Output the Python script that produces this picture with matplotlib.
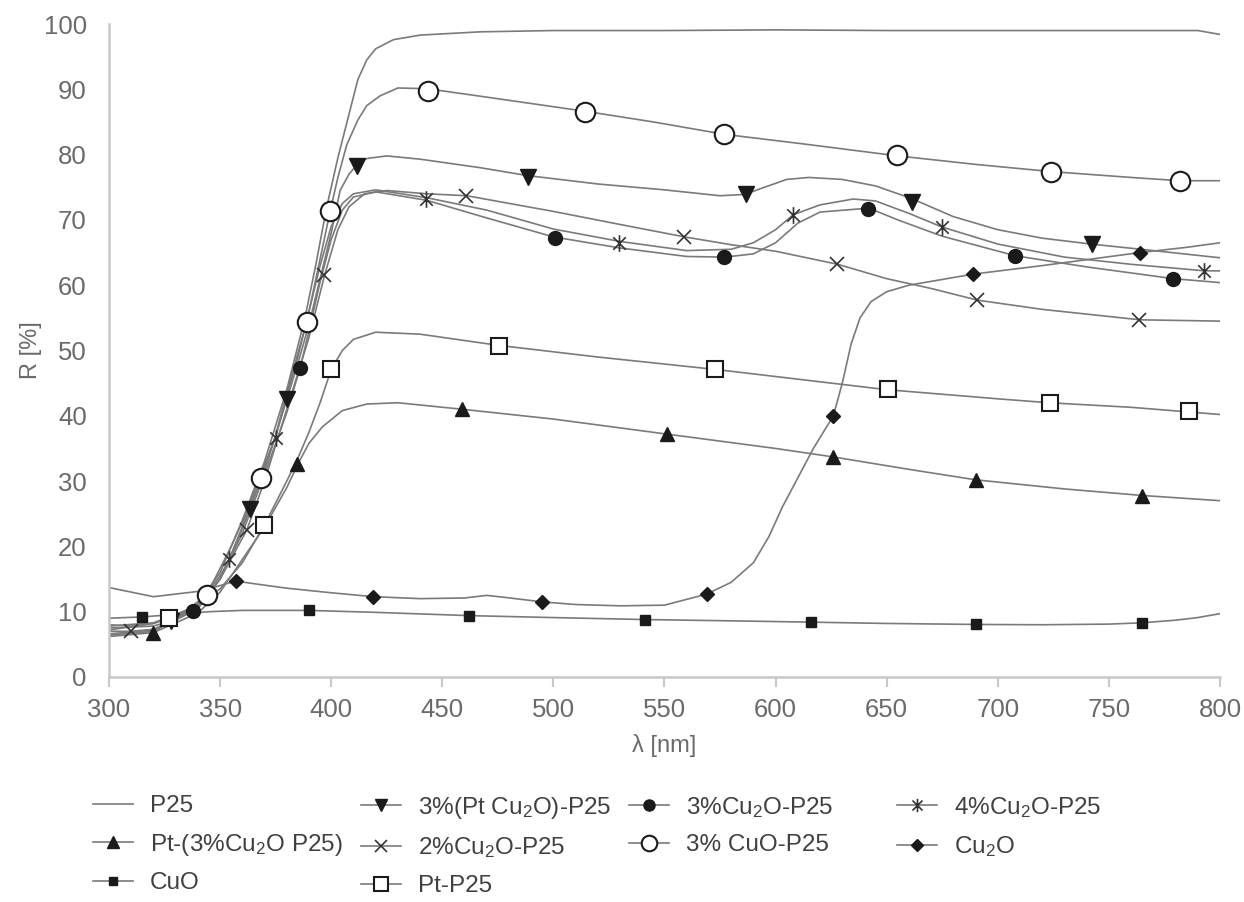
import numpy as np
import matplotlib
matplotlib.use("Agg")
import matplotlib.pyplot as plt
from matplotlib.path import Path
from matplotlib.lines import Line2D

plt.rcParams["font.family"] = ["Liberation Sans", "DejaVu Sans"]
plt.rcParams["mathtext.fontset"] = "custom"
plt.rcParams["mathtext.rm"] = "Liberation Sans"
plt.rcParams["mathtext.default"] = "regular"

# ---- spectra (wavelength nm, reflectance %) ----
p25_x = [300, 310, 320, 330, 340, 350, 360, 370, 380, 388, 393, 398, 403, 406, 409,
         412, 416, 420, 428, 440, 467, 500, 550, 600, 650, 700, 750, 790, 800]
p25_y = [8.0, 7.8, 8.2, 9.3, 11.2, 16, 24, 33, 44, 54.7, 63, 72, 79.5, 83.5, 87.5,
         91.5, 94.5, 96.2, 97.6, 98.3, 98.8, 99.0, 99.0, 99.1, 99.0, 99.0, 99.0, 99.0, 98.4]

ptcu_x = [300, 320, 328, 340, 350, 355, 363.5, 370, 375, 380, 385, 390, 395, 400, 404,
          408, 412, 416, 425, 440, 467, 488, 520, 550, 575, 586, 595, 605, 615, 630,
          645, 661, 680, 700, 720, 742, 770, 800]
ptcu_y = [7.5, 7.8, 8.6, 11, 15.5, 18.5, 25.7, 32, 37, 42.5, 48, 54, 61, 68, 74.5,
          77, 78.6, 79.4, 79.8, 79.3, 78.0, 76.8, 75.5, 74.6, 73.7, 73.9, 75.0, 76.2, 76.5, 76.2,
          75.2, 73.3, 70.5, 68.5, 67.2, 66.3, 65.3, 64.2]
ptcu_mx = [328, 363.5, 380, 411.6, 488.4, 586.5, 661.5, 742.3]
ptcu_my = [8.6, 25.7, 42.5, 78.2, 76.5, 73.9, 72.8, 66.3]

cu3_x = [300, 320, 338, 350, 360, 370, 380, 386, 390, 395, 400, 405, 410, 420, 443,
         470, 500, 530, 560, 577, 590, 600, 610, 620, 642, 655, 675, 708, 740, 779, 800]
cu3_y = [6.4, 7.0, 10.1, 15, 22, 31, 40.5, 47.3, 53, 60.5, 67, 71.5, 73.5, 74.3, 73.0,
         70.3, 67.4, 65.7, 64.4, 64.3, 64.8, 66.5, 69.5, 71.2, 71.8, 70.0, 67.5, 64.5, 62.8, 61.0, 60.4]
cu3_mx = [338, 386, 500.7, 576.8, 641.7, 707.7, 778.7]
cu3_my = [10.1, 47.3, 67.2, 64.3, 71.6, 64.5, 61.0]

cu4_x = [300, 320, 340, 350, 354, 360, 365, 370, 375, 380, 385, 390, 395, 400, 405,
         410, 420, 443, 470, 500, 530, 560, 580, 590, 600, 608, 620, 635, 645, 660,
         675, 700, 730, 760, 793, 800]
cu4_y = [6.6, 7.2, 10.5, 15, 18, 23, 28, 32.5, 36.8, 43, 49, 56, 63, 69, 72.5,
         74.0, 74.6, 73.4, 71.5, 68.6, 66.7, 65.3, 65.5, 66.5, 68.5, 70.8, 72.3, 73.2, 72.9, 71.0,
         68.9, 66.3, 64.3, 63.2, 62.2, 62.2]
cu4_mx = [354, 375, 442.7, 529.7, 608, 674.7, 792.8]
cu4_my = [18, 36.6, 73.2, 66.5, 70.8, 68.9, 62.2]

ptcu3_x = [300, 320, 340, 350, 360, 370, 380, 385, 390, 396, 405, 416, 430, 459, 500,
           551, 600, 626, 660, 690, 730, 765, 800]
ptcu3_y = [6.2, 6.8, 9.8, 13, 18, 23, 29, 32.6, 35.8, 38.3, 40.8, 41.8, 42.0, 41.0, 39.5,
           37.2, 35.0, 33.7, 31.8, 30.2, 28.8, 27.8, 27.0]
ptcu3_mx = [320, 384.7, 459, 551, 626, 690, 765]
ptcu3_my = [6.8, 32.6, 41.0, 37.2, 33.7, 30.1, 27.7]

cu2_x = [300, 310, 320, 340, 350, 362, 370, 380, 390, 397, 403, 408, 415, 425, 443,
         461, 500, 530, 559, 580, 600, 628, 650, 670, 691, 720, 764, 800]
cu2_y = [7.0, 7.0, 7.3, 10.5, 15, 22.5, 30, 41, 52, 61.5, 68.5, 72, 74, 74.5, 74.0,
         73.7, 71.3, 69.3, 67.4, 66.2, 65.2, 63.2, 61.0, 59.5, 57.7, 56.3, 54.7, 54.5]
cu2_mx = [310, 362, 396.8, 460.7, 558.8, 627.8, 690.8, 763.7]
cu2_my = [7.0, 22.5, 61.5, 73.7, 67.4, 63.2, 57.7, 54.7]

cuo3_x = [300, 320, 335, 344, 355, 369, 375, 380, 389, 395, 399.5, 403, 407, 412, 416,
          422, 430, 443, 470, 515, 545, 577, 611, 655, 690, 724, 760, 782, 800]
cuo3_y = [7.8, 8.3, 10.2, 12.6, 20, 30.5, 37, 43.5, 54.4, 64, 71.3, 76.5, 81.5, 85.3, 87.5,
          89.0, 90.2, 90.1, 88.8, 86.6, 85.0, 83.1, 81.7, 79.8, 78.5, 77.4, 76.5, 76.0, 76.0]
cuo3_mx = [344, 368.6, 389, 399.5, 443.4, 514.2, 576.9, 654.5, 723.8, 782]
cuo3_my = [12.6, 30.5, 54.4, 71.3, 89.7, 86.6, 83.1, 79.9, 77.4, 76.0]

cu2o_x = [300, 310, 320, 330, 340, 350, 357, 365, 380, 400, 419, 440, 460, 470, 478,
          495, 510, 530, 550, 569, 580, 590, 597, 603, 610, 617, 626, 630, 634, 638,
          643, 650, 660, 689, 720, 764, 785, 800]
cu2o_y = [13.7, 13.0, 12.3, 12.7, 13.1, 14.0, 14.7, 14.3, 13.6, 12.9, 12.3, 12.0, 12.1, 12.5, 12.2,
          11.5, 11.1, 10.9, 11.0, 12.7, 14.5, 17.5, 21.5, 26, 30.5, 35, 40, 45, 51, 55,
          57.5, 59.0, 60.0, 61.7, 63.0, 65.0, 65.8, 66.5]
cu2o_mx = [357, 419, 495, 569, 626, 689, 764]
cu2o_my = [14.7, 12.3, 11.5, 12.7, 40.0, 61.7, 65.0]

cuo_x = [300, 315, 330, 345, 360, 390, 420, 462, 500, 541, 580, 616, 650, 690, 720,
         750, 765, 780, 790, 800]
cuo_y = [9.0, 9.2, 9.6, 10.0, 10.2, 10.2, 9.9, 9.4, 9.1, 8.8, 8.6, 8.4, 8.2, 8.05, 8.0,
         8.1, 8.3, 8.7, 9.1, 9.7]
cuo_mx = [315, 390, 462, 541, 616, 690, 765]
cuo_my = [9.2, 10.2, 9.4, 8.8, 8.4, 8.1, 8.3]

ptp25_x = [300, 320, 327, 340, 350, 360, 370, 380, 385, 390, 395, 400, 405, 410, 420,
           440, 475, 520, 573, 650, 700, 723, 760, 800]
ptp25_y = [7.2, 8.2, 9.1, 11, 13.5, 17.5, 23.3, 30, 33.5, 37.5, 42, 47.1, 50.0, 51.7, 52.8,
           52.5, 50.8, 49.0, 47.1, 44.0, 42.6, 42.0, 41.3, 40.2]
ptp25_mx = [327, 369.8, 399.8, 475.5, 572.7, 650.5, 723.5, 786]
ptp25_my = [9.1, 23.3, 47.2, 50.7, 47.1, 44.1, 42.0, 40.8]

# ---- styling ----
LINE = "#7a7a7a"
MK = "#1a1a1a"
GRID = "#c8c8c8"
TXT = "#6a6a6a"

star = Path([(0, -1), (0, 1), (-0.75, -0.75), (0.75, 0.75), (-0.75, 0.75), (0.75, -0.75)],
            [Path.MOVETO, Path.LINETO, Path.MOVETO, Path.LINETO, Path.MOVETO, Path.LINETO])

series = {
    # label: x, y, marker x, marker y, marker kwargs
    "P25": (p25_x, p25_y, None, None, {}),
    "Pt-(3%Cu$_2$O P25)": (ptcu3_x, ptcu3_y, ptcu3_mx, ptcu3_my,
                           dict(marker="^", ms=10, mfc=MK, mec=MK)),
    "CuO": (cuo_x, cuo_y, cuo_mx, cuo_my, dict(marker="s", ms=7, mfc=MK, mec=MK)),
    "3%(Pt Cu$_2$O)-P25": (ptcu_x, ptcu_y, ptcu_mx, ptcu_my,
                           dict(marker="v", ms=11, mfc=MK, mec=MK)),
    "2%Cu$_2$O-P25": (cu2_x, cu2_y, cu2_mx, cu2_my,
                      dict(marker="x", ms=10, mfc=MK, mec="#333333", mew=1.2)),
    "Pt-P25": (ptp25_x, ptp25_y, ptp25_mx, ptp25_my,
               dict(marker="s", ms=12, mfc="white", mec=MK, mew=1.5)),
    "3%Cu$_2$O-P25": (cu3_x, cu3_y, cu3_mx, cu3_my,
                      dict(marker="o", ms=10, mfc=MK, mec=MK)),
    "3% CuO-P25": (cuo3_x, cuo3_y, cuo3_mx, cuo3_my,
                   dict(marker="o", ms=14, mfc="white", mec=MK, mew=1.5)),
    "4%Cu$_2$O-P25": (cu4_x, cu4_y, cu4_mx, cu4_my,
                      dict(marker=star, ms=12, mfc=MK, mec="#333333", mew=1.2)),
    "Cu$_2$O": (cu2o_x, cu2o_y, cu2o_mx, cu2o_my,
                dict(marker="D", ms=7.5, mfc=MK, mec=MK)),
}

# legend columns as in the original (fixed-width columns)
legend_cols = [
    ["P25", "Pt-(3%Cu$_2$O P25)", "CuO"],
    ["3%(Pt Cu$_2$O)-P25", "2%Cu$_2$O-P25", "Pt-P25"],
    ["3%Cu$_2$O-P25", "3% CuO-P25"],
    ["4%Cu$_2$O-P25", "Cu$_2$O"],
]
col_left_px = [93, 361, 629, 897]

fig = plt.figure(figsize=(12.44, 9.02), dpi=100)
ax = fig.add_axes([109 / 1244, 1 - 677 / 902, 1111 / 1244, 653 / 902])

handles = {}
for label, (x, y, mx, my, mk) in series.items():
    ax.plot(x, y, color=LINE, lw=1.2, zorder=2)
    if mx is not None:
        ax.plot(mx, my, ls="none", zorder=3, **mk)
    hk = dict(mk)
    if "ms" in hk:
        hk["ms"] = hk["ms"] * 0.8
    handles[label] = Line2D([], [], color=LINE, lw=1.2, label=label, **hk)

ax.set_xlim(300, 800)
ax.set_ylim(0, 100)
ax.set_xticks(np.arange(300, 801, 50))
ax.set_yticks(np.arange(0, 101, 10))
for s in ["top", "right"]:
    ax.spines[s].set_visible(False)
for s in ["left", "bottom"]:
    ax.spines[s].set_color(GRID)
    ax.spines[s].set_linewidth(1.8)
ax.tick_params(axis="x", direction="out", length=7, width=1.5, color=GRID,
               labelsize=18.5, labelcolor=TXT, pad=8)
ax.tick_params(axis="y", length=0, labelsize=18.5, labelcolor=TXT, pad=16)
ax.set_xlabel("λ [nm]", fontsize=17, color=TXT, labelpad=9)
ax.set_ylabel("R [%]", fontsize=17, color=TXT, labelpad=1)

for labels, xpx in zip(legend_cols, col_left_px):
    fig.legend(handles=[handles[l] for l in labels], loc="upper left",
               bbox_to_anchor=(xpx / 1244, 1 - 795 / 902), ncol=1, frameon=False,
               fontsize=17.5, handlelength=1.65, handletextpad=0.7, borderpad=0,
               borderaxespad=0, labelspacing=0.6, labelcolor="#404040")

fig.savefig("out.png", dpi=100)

# [Task brief]
Transcribe exactly, with no pictures, the lines running from the first line of the material through the line holding "from matplotlib.lines import Line2D".

# [Solution]
Output the Python script that produces this picture with matplotlib.
import numpy as np
import matplotlib
matplotlib.use("Agg")
import matplotlib.pyplot as plt
from matplotlib.path import Path
from matplotlib.lines import Line2D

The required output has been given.